*Exercise directions*. Which lines contain the word "this"? Return each of them as written.

---------- Material provided

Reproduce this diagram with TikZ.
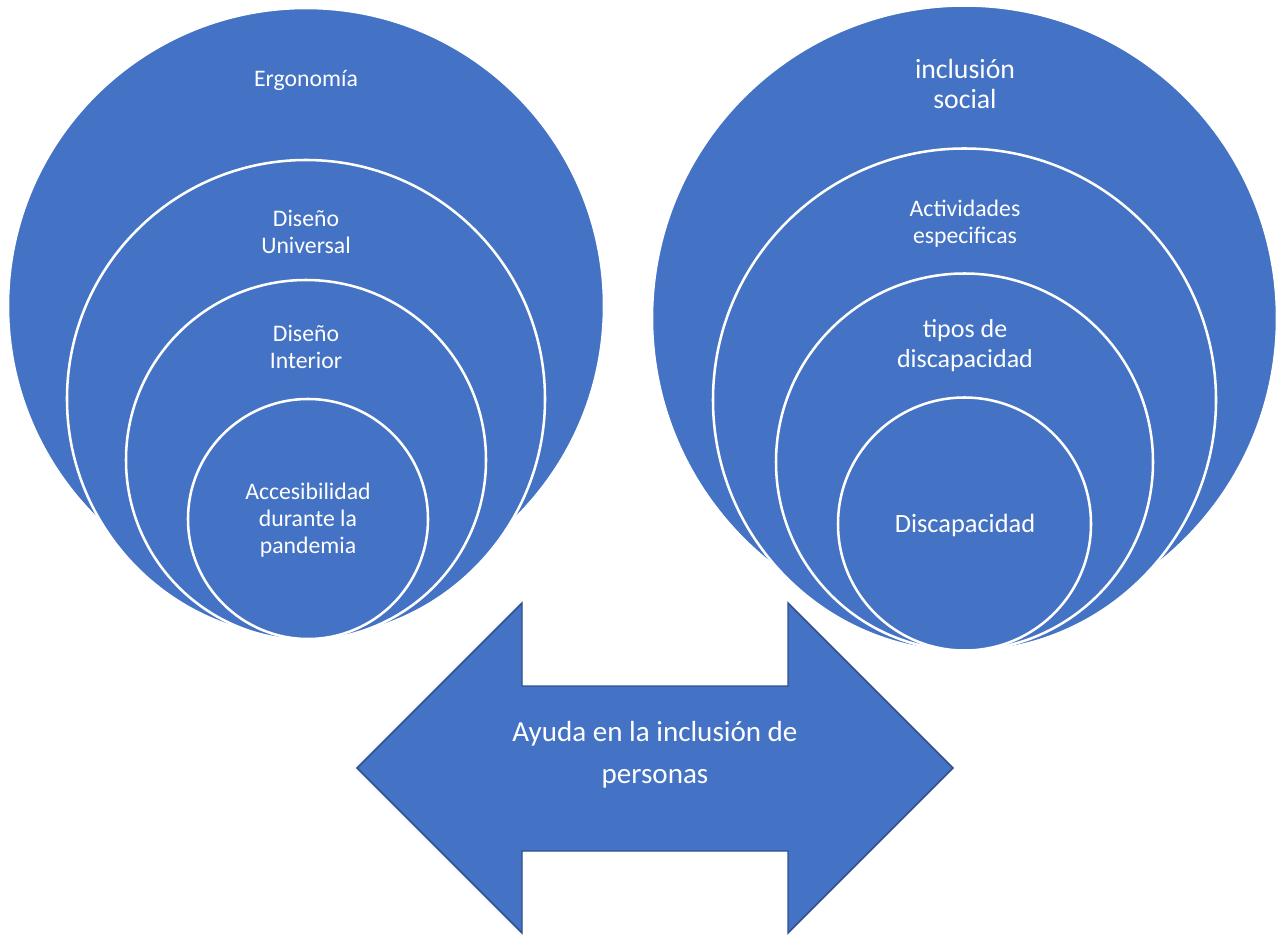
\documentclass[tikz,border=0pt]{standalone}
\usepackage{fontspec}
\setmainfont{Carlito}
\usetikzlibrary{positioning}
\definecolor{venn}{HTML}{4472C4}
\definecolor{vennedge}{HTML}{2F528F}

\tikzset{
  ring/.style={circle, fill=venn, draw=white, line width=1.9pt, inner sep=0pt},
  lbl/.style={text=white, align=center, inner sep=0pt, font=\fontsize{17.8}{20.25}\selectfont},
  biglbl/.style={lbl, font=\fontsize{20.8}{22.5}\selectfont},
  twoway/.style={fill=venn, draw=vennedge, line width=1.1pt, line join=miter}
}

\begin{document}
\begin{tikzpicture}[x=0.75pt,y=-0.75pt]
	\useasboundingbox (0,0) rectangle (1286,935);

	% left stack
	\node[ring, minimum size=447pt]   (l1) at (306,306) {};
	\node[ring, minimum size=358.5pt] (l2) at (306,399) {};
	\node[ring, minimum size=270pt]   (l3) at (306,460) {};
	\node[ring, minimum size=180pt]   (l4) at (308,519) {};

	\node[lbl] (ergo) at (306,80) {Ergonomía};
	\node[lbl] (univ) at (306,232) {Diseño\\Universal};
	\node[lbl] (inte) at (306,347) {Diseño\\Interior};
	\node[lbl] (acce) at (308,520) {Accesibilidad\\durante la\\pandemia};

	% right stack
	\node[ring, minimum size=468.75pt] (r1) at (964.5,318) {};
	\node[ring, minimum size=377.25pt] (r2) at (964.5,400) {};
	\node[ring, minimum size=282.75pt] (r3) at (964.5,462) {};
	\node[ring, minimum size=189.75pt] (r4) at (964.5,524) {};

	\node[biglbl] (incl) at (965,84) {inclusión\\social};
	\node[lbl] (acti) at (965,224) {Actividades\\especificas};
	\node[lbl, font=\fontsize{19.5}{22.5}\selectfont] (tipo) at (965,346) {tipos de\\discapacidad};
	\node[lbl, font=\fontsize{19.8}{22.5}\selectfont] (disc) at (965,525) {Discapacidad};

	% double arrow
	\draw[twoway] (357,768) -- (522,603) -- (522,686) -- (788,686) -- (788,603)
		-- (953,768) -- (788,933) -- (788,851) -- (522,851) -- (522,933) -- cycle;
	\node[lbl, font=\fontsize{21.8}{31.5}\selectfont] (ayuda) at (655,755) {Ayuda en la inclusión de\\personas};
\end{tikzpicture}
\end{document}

--------------------
---------- Material provided

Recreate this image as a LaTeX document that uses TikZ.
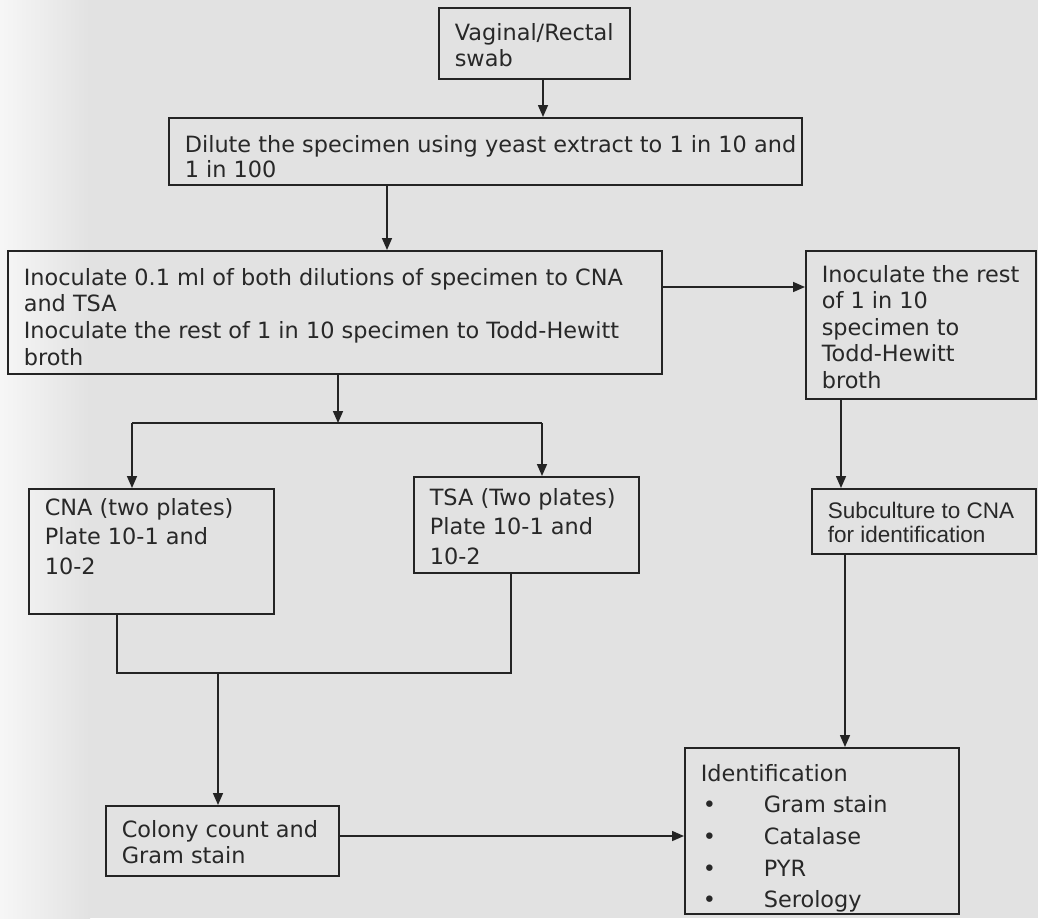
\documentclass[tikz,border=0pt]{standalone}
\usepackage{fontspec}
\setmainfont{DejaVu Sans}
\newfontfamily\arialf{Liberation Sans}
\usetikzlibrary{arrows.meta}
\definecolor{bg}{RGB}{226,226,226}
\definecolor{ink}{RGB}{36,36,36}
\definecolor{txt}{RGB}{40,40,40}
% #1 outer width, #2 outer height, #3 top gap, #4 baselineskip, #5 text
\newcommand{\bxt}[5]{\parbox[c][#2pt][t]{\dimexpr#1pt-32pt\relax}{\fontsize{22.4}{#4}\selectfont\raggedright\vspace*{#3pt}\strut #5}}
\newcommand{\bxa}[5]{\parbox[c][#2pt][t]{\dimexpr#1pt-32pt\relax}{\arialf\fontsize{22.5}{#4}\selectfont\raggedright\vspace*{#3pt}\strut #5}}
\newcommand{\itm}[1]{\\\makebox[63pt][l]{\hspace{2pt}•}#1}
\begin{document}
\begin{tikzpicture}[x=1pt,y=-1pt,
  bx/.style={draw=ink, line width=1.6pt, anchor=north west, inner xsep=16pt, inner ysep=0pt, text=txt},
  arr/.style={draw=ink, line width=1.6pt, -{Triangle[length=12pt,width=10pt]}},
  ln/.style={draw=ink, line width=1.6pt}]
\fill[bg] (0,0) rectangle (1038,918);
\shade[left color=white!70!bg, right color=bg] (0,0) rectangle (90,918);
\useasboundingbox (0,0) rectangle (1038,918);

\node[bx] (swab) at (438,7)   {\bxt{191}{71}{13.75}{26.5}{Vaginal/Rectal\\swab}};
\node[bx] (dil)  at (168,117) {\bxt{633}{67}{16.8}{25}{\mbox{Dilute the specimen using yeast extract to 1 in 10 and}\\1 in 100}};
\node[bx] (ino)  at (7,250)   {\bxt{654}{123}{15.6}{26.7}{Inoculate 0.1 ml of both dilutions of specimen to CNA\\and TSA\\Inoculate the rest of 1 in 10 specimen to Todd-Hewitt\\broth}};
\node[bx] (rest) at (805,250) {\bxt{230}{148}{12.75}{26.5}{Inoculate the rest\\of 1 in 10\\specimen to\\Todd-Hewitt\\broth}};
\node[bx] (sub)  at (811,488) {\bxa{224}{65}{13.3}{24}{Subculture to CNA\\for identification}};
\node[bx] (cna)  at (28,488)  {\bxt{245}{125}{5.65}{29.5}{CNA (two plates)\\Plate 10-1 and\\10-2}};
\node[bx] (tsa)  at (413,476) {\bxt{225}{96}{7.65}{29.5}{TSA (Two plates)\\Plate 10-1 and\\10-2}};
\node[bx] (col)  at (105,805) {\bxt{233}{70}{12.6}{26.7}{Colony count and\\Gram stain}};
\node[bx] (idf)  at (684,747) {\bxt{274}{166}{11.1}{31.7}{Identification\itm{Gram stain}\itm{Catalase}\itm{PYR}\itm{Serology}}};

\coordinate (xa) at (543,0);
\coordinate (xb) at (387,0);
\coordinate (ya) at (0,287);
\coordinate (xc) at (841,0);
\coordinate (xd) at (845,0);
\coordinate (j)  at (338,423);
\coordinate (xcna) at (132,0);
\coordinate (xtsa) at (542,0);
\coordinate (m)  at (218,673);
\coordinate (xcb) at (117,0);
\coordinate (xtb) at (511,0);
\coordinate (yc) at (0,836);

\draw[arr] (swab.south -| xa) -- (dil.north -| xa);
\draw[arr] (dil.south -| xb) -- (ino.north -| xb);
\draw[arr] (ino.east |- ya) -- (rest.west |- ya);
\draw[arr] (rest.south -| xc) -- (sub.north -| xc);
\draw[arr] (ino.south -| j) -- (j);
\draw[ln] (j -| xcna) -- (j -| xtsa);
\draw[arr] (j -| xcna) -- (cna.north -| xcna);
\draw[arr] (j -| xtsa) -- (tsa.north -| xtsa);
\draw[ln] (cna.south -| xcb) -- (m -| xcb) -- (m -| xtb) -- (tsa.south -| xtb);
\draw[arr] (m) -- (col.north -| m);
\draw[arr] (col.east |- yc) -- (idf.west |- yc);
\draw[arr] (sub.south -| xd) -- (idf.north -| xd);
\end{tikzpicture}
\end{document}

--------------------

*The result*.
Reproduce this diagram with TikZ.
Recreate this image as a LaTeX document that uses TikZ.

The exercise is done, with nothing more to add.